(WHAT TO DO):
Starting with the first line of the listing, quote each line exactly until and including the one with "PW, PH = W - L - R, H - T - B", leaving pictures out.

──────

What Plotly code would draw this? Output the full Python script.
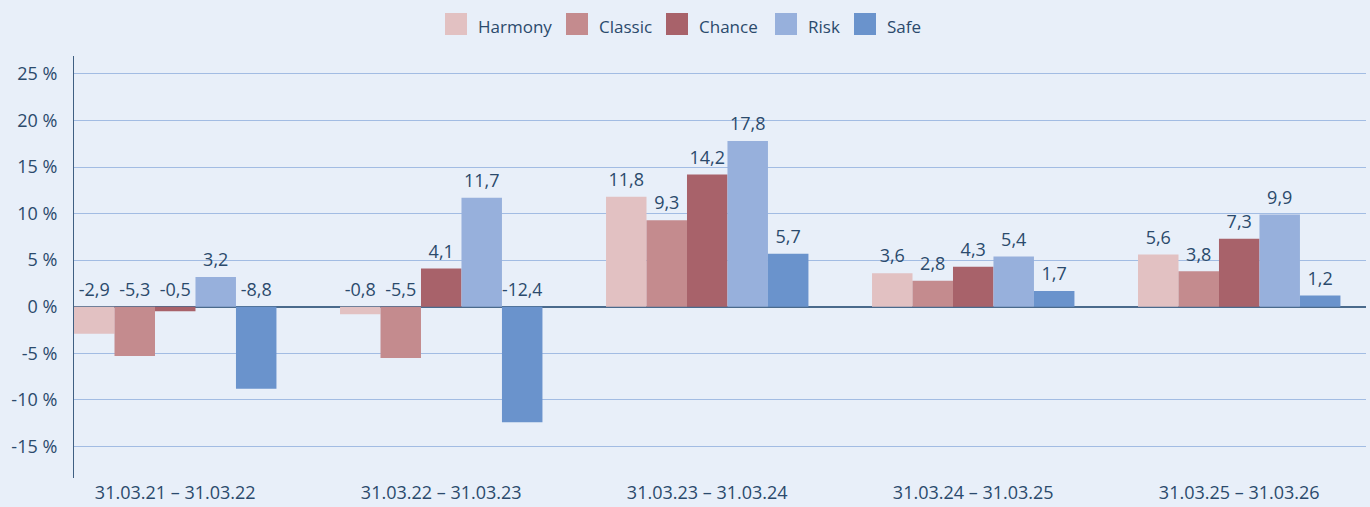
import plotly.graph_objects as go

periods = ["31.03.21 – 31.03.22", "31.03.22 – 31.03.23", "31.03.23 – 31.03.24",
           "31.03.24 – 31.03.25", "31.03.25 – 31.03.26"]
series_names = ["Harmony", "Classic", "Chance", "Risk", "Safe"]
harmony = [-2.9, -0.8, 11.8, 3.6, 5.6]
classic = [-5.3, -5.5, 9.3, 2.8, 3.8]
chance = [-0.5, 4.1, 14.2, 4.3, 7.3]
risk = [3.2, 11.7, 17.8, 5.4, 9.9]
safe = [-8.8, -12.4, 5.7, 1.7, 1.2]
colors = ["#e2c1c2", "#c48b8e", "#a8626a", "#97b0dc", "#6a93cc"]
ytick_vals = [-15, -10, -5, 0, 5, 10, 15, 20, 25]
ytick_text = ["-15 %", "-10 %", "-5 %", "0 %", "5 %", "10 %", "15 %", "20 %", "25 %"]

TEXT = "#2b4a6c"
BG = "#e8eff9"
FONT = "Open Sans"
data = [harmony, classic, chance, risk, safe]
xs = list(range(len(periods)))

# plot area geometry (px)
L, R, T, B = 74, 4, 56, 29
W, H = 1370, 507
PW, PH = W - L - R, H - T - B

fig = go.Figure()
for name, vals, col in zip(series_names, data, colors):
    fig.add_trace(go.Bar(
        x=xs, y=vals, name=name, marker=dict(color=col, line=dict(width=0)),
        offsetgroup=name, showlegend=False, hoverinfo="skip"))
    # transparent label carrier: labels sit above the bar top (or above 0 for negatives)
    fig.add_trace(go.Bar(
        x=xs, y=[max(v, 0) + 0.3 for v in vals], offsetgroup=name,
        marker=dict(color="rgba(0,0,0,0)", line=dict(width=0)),
        text=[f"{v:.1f}".replace(".", ",") for v in vals],
        textposition="outside", cliponaxis=False,
        textfont=dict(family=FONT, size=18, color=TEXT),
        showlegend=False, hoverinfo="skip"))

# custom legend with large square swatches
legend_px = [445, 566, 666, 775, 854]
shapes = []
annotations = []
for name, col, px in zip(series_names, colors, legend_px):
    shapes.append(dict(type="rect", xref="paper", yref="paper",
                       x0=(px - L) / PW, x1=(px + 22 - L) / PW,
                       y0=(H - B - 35) / PH, y1=(H - B - 13) / PH,
                       fillcolor=col, line=dict(width=0), layer="above"))
    annotations.append(dict(xref="paper", yref="paper", x=(px + 31 - L) / PW,
                            y=(H - B - 26) / PH, xanchor="left", yanchor="middle",
                            text=name, showarrow=False,
                            font=dict(family=FONT, size=17, color=TEXT)))

fig.update_layout(
    width=W, height=H,
    paper_bgcolor=BG, plot_bgcolor=BG,
    margin=dict(l=L, r=R, t=T, b=B),
    barmode="group", bargap=0.239, bargroupgap=0,
    font=dict(family=FONT, size=18, color=TEXT),
    showlegend=False,
    shapes=shapes, annotations=annotations,
    xaxis=dict(range=[-0.3806, 4.4766], tickvals=xs, ticktext=periods,
               showgrid=False, zeroline=False, showline=False, ticks="",
               ticklabelstandoff=2,
               tickfont=dict(family=FONT, size=18, color=TEXT), fixedrange=True),
    yaxis=dict(range=[-18.4, 26.93], tickvals=ytick_vals, ticktext=ytick_text,
               showgrid=True, gridcolor="#a2bce3", gridwidth=1,
               zeroline=True, zerolinecolor="#4a6a8c", zerolinewidth=2,
               showline=True, linecolor="#3f5f82", linewidth=1.2,
               ticks="", ticklabelstandoff=12,
               tickfont=dict(family=FONT, size=18, color=TEXT)),
)

fig.write_html("out.html", config={"displayModeBar": False},
               post_script="document.body.style.margin='0';"
                           "document.body.style.background='" + BG + "';")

──────

(SOLUTION TO THE EXERCISE):
What Plotly code would draw this? Output the full Python script.
import plotly.graph_objects as go

periods = ["31.03.21 – 31.03.22", "31.03.22 – 31.03.23", "31.03.23 – 31.03.24",
           "31.03.24 – 31.03.25", "31.03.25 – 31.03.26"]
series_names = ["Harmony", "Classic", "Chance", "Risk", "Safe"]
harmony = [-2.9, -0.8, 11.8, 3.6, 5.6]
classic = [-5.3, -5.5, 9.3, 2.8, 3.8]
chance = [-0.5, 4.1, 14.2, 4.3, 7.3]
risk = [3.2, 11.7, 17.8, 5.4, 9.9]
safe = [-8.8, -12.4, 5.7, 1.7, 1.2]
colors = ["#e2c1c2", "#c48b8e", "#a8626a", "#97b0dc", "#6a93cc"]
ytick_vals = [-15, -10, -5, 0, 5, 10, 15, 20, 25]
ytick_text = ["-15 %", "-10 %", "-5 %", "0 %", "5 %", "10 %", "15 %", "20 %", "25 %"]

TEXT = "#2b4a6c"
BG = "#e8eff9"
FONT = "Open Sans"
data = [harmony, classic, chance, risk, safe]
xs = list(range(len(periods)))

# plot area geometry (px)
L, R, T, B = 74, 4, 56, 29
W, H = 1370, 507
PW, PH = W - L - R, H - T - B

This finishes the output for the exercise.